Exercise goal → Give back exactly the lines from the beginning of the listing below to the line holding "(root) at (213,932)", both ends included; the pictures stay out.

Available data →
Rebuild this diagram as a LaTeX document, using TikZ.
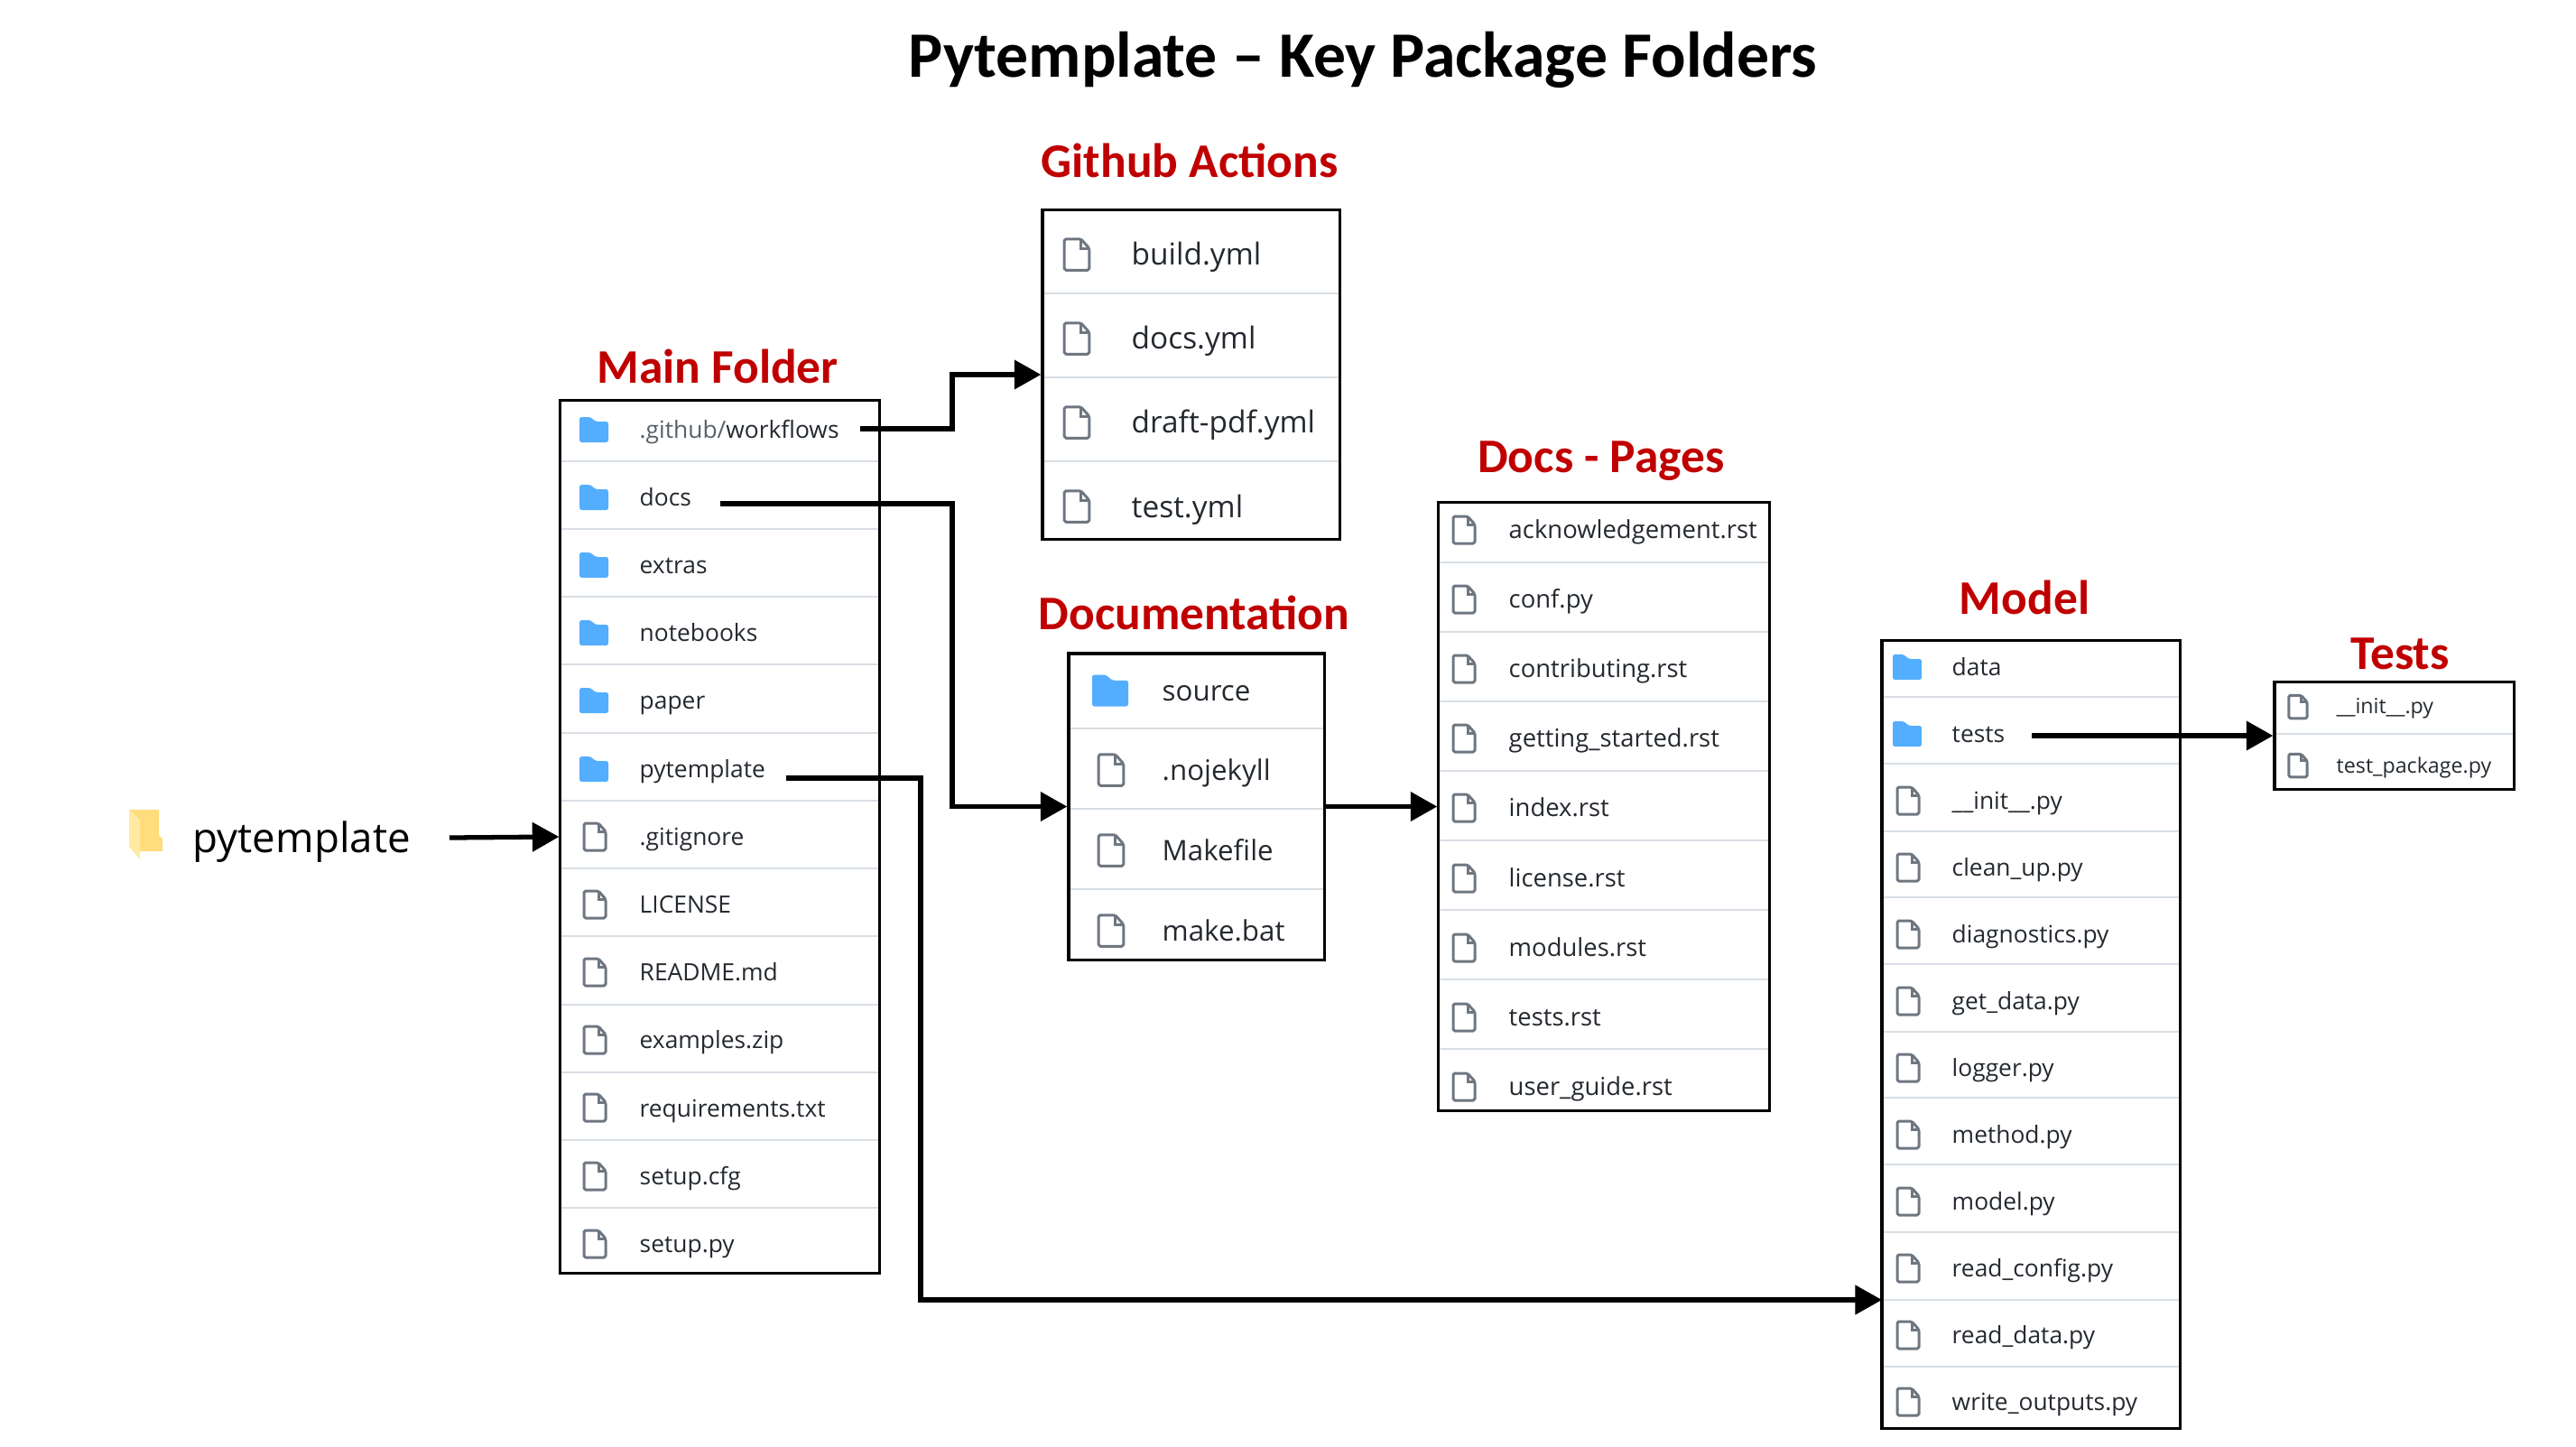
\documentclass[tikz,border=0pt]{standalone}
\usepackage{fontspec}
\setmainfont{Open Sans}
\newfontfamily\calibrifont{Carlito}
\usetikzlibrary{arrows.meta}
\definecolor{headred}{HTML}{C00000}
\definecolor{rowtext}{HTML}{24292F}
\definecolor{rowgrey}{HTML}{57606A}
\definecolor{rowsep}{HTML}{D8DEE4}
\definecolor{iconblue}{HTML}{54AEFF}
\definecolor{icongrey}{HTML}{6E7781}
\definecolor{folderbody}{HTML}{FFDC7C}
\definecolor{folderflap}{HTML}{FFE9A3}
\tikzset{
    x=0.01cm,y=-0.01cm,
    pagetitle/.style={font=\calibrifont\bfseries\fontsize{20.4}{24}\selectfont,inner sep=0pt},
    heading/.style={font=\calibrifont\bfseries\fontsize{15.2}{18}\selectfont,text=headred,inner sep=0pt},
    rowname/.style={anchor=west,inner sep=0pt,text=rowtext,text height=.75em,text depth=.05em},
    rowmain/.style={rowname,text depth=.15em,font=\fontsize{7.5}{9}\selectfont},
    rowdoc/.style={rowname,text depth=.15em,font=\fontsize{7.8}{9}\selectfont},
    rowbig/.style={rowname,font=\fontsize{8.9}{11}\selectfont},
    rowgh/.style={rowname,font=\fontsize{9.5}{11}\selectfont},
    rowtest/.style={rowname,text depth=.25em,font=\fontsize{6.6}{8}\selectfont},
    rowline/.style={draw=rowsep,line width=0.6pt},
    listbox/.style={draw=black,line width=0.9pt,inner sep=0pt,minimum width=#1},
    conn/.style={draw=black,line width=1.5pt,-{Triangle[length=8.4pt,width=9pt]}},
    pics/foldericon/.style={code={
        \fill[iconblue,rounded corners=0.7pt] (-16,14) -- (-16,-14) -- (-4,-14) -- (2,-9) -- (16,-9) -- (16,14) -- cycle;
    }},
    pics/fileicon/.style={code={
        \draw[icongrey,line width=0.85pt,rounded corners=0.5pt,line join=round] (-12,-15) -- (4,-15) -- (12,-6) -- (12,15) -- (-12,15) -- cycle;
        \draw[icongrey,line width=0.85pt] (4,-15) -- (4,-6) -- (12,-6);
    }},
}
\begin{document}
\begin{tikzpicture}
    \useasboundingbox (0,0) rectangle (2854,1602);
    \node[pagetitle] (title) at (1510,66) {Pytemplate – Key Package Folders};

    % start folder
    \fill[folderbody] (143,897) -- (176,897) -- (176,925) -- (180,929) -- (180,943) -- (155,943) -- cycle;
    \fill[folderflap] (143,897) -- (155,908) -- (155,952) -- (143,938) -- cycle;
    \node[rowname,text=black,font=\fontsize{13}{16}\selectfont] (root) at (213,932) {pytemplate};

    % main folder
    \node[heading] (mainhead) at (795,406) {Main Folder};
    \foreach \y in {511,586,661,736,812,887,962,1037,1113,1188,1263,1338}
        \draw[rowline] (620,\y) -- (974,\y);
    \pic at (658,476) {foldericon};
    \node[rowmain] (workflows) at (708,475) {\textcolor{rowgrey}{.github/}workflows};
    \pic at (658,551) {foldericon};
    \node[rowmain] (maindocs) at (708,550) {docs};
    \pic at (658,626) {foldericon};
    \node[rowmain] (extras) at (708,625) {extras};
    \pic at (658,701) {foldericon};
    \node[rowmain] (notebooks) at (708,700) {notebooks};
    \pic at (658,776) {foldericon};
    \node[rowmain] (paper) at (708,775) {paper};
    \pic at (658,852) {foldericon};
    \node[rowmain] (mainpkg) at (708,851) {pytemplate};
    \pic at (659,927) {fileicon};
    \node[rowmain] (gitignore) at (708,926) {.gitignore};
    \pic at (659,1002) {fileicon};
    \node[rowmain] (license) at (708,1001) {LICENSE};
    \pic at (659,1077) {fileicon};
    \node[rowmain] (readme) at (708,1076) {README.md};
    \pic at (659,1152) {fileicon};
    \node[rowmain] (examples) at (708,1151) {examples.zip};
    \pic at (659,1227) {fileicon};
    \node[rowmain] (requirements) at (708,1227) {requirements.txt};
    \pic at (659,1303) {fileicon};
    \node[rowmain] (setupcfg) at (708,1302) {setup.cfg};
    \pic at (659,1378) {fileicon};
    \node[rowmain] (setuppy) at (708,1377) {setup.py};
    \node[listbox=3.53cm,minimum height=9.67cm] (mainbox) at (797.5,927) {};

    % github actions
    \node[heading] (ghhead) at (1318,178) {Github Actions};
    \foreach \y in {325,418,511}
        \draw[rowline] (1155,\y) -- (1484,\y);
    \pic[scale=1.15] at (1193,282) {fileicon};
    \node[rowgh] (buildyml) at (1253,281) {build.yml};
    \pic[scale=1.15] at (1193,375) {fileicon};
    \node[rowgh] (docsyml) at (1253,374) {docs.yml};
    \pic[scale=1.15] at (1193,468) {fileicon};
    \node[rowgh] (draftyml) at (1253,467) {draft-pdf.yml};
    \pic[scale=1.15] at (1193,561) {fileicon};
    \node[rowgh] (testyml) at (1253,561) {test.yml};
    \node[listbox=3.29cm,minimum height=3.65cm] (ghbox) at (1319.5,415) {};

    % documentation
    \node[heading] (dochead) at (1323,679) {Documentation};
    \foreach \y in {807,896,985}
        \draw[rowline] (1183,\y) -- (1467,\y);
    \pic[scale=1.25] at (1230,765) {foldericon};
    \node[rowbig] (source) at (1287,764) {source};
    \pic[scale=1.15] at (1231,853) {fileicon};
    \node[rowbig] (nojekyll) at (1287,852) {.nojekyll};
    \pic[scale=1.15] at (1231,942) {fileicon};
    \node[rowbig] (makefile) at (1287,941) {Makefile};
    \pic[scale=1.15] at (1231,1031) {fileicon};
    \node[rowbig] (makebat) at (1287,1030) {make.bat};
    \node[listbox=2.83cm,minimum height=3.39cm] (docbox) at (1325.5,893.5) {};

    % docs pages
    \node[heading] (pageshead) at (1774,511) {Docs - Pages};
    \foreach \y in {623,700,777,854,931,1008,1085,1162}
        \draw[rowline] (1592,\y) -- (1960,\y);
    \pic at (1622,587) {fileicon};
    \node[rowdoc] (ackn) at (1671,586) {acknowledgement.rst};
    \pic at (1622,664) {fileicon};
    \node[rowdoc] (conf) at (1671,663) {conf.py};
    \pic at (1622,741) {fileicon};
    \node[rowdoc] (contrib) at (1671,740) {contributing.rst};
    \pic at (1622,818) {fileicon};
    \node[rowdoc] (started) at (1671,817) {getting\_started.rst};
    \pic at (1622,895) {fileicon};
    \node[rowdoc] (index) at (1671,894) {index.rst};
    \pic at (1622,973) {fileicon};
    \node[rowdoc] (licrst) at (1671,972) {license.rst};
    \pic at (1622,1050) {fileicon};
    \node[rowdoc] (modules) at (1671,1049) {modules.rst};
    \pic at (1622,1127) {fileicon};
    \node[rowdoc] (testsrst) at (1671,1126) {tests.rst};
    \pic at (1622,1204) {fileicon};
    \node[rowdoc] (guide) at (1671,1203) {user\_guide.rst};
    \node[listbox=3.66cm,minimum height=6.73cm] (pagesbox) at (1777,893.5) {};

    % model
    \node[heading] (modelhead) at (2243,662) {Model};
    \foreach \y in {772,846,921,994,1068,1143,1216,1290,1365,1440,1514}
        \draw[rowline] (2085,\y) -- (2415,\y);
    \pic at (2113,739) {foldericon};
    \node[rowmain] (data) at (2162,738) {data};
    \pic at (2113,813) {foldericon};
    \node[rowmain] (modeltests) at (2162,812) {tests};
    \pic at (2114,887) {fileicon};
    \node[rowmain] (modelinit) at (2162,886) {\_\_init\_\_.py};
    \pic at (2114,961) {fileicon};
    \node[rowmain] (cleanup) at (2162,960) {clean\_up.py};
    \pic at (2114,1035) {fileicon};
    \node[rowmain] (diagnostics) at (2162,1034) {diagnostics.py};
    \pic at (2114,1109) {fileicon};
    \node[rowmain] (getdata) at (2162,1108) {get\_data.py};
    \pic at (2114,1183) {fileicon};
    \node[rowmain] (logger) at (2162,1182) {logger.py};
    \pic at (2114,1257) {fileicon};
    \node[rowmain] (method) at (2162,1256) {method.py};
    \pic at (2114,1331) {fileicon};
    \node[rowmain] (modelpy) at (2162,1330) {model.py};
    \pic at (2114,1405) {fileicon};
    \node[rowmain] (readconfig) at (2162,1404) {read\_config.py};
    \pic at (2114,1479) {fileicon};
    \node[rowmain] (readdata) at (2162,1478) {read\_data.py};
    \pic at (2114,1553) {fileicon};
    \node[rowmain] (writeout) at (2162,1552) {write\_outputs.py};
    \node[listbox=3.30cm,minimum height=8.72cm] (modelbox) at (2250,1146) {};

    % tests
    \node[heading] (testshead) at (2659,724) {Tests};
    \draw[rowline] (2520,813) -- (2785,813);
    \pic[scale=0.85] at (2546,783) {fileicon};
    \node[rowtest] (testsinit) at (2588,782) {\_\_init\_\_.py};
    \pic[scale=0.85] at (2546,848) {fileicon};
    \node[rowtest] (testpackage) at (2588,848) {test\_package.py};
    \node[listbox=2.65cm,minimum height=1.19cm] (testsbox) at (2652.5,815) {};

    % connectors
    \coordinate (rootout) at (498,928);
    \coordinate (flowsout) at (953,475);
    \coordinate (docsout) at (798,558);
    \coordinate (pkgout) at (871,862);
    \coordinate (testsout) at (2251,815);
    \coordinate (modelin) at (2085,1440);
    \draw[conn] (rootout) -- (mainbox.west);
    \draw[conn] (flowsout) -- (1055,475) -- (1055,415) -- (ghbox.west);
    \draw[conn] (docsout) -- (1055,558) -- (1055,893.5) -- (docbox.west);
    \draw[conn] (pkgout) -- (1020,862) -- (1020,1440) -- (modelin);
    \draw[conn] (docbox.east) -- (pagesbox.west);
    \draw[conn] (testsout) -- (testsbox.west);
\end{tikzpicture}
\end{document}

Finished answer →
Rebuild this diagram as a LaTeX document, using TikZ.
\documentclass[tikz,border=0pt]{standalone}
\usepackage{fontspec}
\setmainfont{Open Sans}
\newfontfamily\calibrifont{Carlito}
\usetikzlibrary{arrows.meta}
\definecolor{headred}{HTML}{C00000}
\definecolor{rowtext}{HTML}{24292F}
\definecolor{rowgrey}{HTML}{57606A}
\definecolor{rowsep}{HTML}{D8DEE4}
\definecolor{iconblue}{HTML}{54AEFF}
\definecolor{icongrey}{HTML}{6E7781}
\definecolor{folderbody}{HTML}{FFDC7C}
\definecolor{folderflap}{HTML}{FFE9A3}
\tikzset{
    x=0.01cm,y=-0.01cm,
    pagetitle/.style={font=\calibrifont\bfseries\fontsize{20.4}{24}\selectfont,inner sep=0pt},
    heading/.style={font=\calibrifont\bfseries\fontsize{15.2}{18}\selectfont,text=headred,inner sep=0pt},
    rowname/.style={anchor=west,inner sep=0pt,text=rowtext,text height=.75em,text depth=.05em},
    rowmain/.style={rowname,text depth=.15em,font=\fontsize{7.5}{9}\selectfont},
    rowdoc/.style={rowname,text depth=.15em,font=\fontsize{7.8}{9}\selectfont},
    rowbig/.style={rowname,font=\fontsize{8.9}{11}\selectfont},
    rowgh/.style={rowname,font=\fontsize{9.5}{11}\selectfont},
    rowtest/.style={rowname,text depth=.25em,font=\fontsize{6.6}{8}\selectfont},
    rowline/.style={draw=rowsep,line width=0.6pt},
    listbox/.style={draw=black,line width=0.9pt,inner sep=0pt,minimum width=#1},
    conn/.style={draw=black,line width=1.5pt,-{Triangle[length=8.4pt,width=9pt]}},
    pics/foldericon/.style={code={
        \fill[iconblue,rounded corners=0.7pt] (-16,14) -- (-16,-14) -- (-4,-14) -- (2,-9) -- (16,-9) -- (16,14) -- cycle;
    }},
    pics/fileicon/.style={code={
        \draw[icongrey,line width=0.85pt,rounded corners=0.5pt,line join=round] (-12,-15) -- (4,-15) -- (12,-6) -- (12,15) -- (-12,15) -- cycle;
        \draw[icongrey,line width=0.85pt] (4,-15) -- (4,-6) -- (12,-6);
    }},
}
\begin{document}
\begin{tikzpicture}
    \useasboundingbox (0,0) rectangle (2854,1602);
    \node[pagetitle] (title) at (1510,66) {Pytemplate – Key Package Folders};

    % start folder
    \fill[folderbody] (143,897) -- (176,897) -- (176,925) -- (180,929) -- (180,943) -- (155,943) -- cycle;
    \fill[folderflap] (143,897) -- (155,908) -- (155,952) -- (143,938) -- cycle;
    \node[rowname,text=black,font=\fontsize{13}{16}\selectfont] (root) at (213,932) {pytemplate};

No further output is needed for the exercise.